Raw data ::
※

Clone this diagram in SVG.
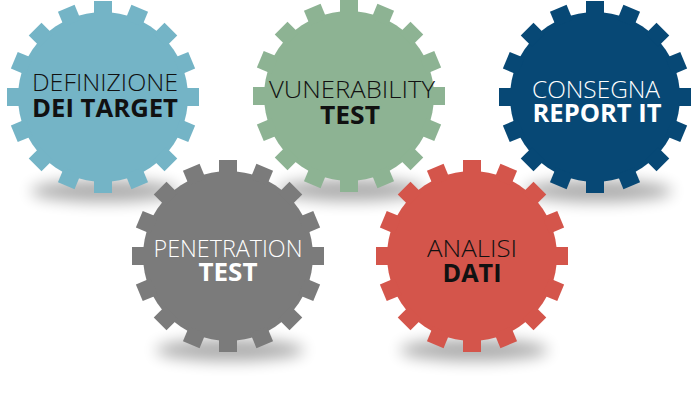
<svg xmlns="http://www.w3.org/2000/svg" xmlns:xlink="http://www.w3.org/1999/xlink" width="700" height="403" viewBox="0 0 700 403">
<style>
.t1{font-family:"Open Sans","Liberation Sans",sans-serif;font-weight:300;font-size:24px;text-anchor:middle}
.t2{font-family:"Open Sans","Liberation Sans",sans-serif;font-weight:700;font-size:25px;text-anchor:middle}
.dark{fill:#111}
.light{fill:#fff}
.shadow{fill:#000;opacity:0.32;filter:url(#blur)}
</style>
<defs>
<filter id="blur" x="-50%" y="-100%" width="200%" height="300%"><feGaussianBlur stdDeviation="7.5"/></filter>
<g id="gear">
<circle cx="0" cy="0" r="85"/>
<rect x="-9" y="-96" width="18" height="16" transform="rotate(0)"/>
<rect x="-9" y="-96" width="18" height="16" transform="rotate(22.5)"/>
<rect x="-9" y="-96" width="18" height="16" transform="rotate(45)"/>
<rect x="-9" y="-96" width="18" height="16" transform="rotate(67.5)"/>
<rect x="-9" y="-96" width="18" height="16" transform="rotate(90)"/>
<rect x="-9" y="-96" width="18" height="16" transform="rotate(112.5)"/>
<rect x="-9" y="-96" width="18" height="16" transform="rotate(135)"/>
<rect x="-9" y="-96" width="18" height="16" transform="rotate(157.5)"/>
<rect x="-9" y="-96" width="18" height="16" transform="rotate(180)"/>
<rect x="-9" y="-96" width="18" height="16" transform="rotate(202.5)"/>
<rect x="-9" y="-96" width="18" height="16" transform="rotate(225)"/>
<rect x="-9" y="-96" width="18" height="16" transform="rotate(247.5)"/>
<rect x="-9" y="-96" width="18" height="16" transform="rotate(270)"/>
<rect x="-9" y="-96" width="18" height="16" transform="rotate(292.5)"/>
<rect x="-9" y="-96" width="18" height="16" transform="rotate(315)"/>
<rect x="-9" y="-96" width="18" height="16" transform="rotate(337.5)"/>
</g>
</defs>
<rect width="700" height="403" fill="#fff"/>
<g id="shadows">
<ellipse class="shadow" cx="105" cy="191" rx="74" ry="11"/>
<ellipse class="shadow" cx="351" cy="190" rx="74" ry="11"/>
<ellipse class="shadow" cx="598" cy="191" rx="74" ry="11"/>
<ellipse class="shadow" cx="230" cy="350" rx="74" ry="11"/>
<ellipse class="shadow" cx="474" cy="350" rx="74" ry="11"/>
</g>
<g id="gear-definizione">
<use xlink:href="#gear" href="#gear" transform="translate(103,97)" fill="#74B4C6"/>
<text class="t1 dark" x="105" y="91" textLength="146" lengthAdjust="spacingAndGlyphs">DEFINIZIONE</text>
<text class="t2 dark" x="105" y="117" textLength="146" lengthAdjust="spacingAndGlyphs">DEI TARGET</text>
</g>
<g id="gear-vunerability">
<use xlink:href="#gear" href="#gear" transform="translate(349,96)" fill="#8DB393"/>
<text class="t1 dark" x="352" y="98" textLength="166" lengthAdjust="spacingAndGlyphs">VUNERABILITY</text>
<text class="t2 dark" x="350" y="124" textLength="60" lengthAdjust="spacingAndGlyphs">TEST</text>
</g>
<g id="gear-consegna">
<use xlink:href="#gear" href="#gear" transform="translate(595,97)" fill="#074875"/>
<text class="t1 light" x="596" y="98" textLength="128" lengthAdjust="spacingAndGlyphs">CONSEGNA</text>
<text class="t2 light" x="597" y="122" textLength="129" lengthAdjust="spacingAndGlyphs">REPORT IT</text>
</g>
<g id="gear-penetration">
<use xlink:href="#gear" href="#gear" transform="translate(228,256)" fill="#7B7B7B"/>
<text class="t1 light" x="228" y="257" textLength="149" lengthAdjust="spacingAndGlyphs">PENETRATION</text>
<text class="t2 light" x="228" y="281" textLength="59" lengthAdjust="spacingAndGlyphs">TEST</text>
</g>
<g id="gear-analisi">
<use xlink:href="#gear" href="#gear" transform="translate(472,256)" fill="#D4554B"/>
<text class="t1 dark" x="472" y="257" textLength="90" lengthAdjust="spacingAndGlyphs">ANALISI</text>
<text class="t2 dark" x="472" y="282" textLength="59" lengthAdjust="spacingAndGlyphs">DATI</text>
</g>
<g id="connectors"/>
</svg>
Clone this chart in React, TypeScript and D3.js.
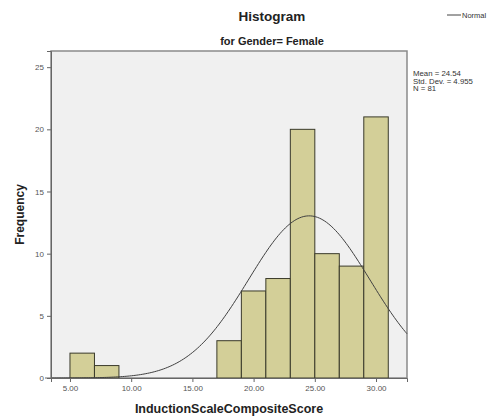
import * as d3 from "d3";
import { useEffect, useRef } from "react";

// bin lower edges (width 2) and counts
const binStarts = [5, 7, 17, 19, 21, 23, 25, 27, 29];
const counts = [2, 1, 3, 7, 8, 20, 10, 9, 21];
const binWidth = 2;
const xTicks = [5, 10, 15, 20, 25, 30];
const yTicks = [0, 5, 10, 15, 20, 25];
const statLines = ["Mean = 24.54", "Std. Dev. = 4.955", "N = 81"];
const mean = 24.54;
const sd = 4.955;
const n = 81;

export default function App() {
  const ref = useRef<SVGSVGElement | null>(null);

  useEffect(() => {
    if (!ref.current) return;
    const svg = d3.select(ref.current);
    svg.selectAll("*").remove();

    const left = 51, right = 407, top = 51, bottom = 378;
    const x = d3.scaleLinear().domain([3.45, 32.53]).range([left, right]);
    const y = d3.scaleLinear().domain([0, 26.3]).range([bottom, top]);

    svg.append("rect")
      .attr("x", left).attr("y", top)
      .attr("width", right - left).attr("height", bottom - top)
      .attr("fill", "#f0f0f0").attr("stroke", "#8a8a8a").attr("stroke-width", 1.5);

    svg.append("g")
      .selectAll("rect")
      .data(binStarts)
      .join("rect")
      .attr("x", (d) => x(d))
      .attr("y", (_, i) => y(counts[i]))
      .attr("width", (d) => x(d + binWidth) - x(d))
      .attr("height", (_, i) => y(0) - y(counts[i]))
      .attr("fill", "#d3cf98")
      .attr("stroke", "#3a3a2a")
      .attr("stroke-width", 1);

    // normal curve scaled to counts
    const pts = d3.range(200).map((i) => {
      const v = 3.45 + (i / 199) * (32.53 - 3.45);
      const dens = Math.exp(-0.5 * ((v - mean) / sd) ** 2) / (sd * Math.sqrt(2 * Math.PI));
      return [v, dens * n * binWidth] as [number, number];
    });
    svg.append("path")
      .datum(pts)
      .attr("d", d3.line<[number, number]>().x((d) => x(d[0])).y((d) => y(d[1])).curve(d3.curveBasis))
      .attr("fill", "none")
      .attr("stroke", "#404040")
      .attr("stroke-width", 1);

    const yAxis = svg.append("g")
      .attr("transform", `translate(${left},0)`)
      .call(d3.axisLeft(y).tickValues(yTicks).tickSize(4).tickFormat(d3.format("d")));
    yAxis.select(".domain").attr("stroke", "#666");
    yAxis.selectAll("line").attr("stroke", "#666");
    yAxis.selectAll("text").attr("fill", "#555").style("font-size", "8px").style("font-family", "Arial, Liberation Sans");

    const xAxis = svg.append("g")
      .attr("transform", `translate(0,${bottom})`)
      .call(d3.axisBottom(x).tickValues(xTicks).tickSize(4).tickFormat(d3.format(".2f")));
    xAxis.select(".domain").attr("stroke", "#666");
    xAxis.selectAll("line").attr("stroke", "#666");
    xAxis.selectAll("text").attr("fill", "#555").style("font-size", "8px").style("font-family", "Arial, Liberation Sans");
    svg.append("line").attr("x1", 45).attr("x2", left).attr("y1", bottom).attr("y2", bottom)
      .attr("stroke", "#666");

    const font = "Arial, Liberation Sans, sans-serif";
    svg.append("text").attr("x", 272).attr("y", 21).attr("text-anchor", "middle")
      .style("font-family", font).style("font-weight", "bold").style("font-size", "13.5px").attr("fill", "#222")
      .text("Histogram");
    svg.append("text").attr("x", 272).attr("y", 45).attr("text-anchor", "middle")
      .style("font-family", font).style("font-weight", "bold").style("font-size", "11px").attr("fill", "#222")
      .text("for Gender= Female");

    svg.append("line").attr("x1", 447).attr("x2", 461).attr("y1", 15).attr("y2", 15)
      .attr("stroke", "#444").attr("stroke-width", 1);
    svg.append("text").attr("x", 462).attr("y", 18)
      .style("font-family", font).style("font-size", "7.5px").attr("fill", "#333")
      .text("Normal");

    svg.append("g").selectAll("text").data(statLines).join("text")
      .attr("x", 413).attr("y", (_, i) => 76 + i * 7.6)
      .style("font-family", font).style("font-size", "7.8px").attr("fill", "#333")
      .text((d) => d);

    svg.append("text")
      .attr("transform", `translate(24,${(top + bottom) / 2}) rotate(-90)`)
      .attr("text-anchor", "middle")
      .style("font-family", font).style("font-weight", "bold").style("font-size", "12px").attr("fill", "#222")
      .text("Frequency");
    svg.append("text").attr("x", (left + right) / 2).attr("y", 413).attr("text-anchor", "middle")
      .style("font-family", font).style("font-weight", "bold").style("font-size", "12.5px").attr("fill", "#222")
      .text("InductionScaleCompositeScore");
  }, []);

  return (
    <svg ref={ref} width={492} height={419}
      style={{ position: "absolute", left: 0, top: 0, background: "#fff" }} />
  );
}
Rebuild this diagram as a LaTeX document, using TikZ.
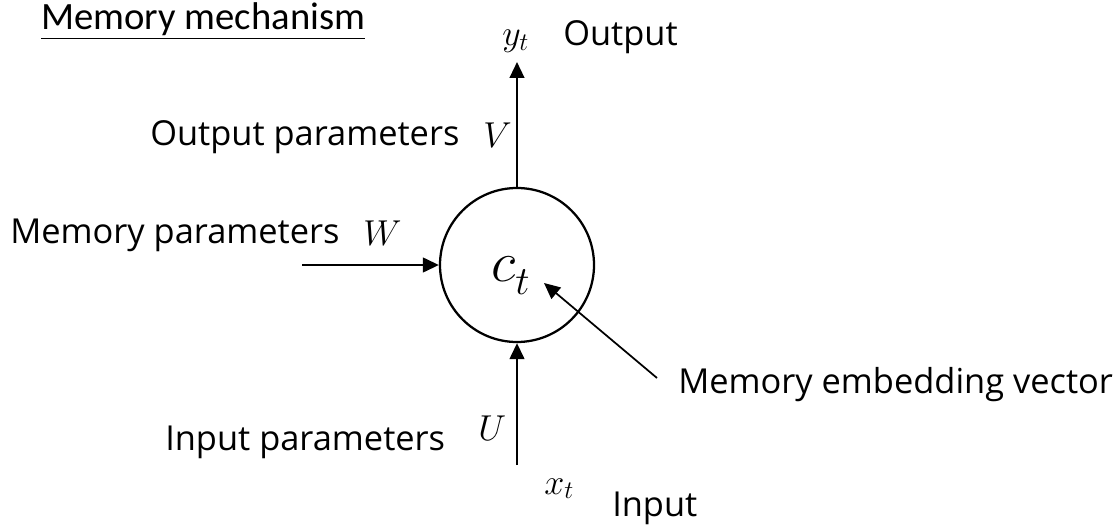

※

Stated problem ::
Tell how many lines above contain the word "Clone". Give the number alone.

Exercise result ::
2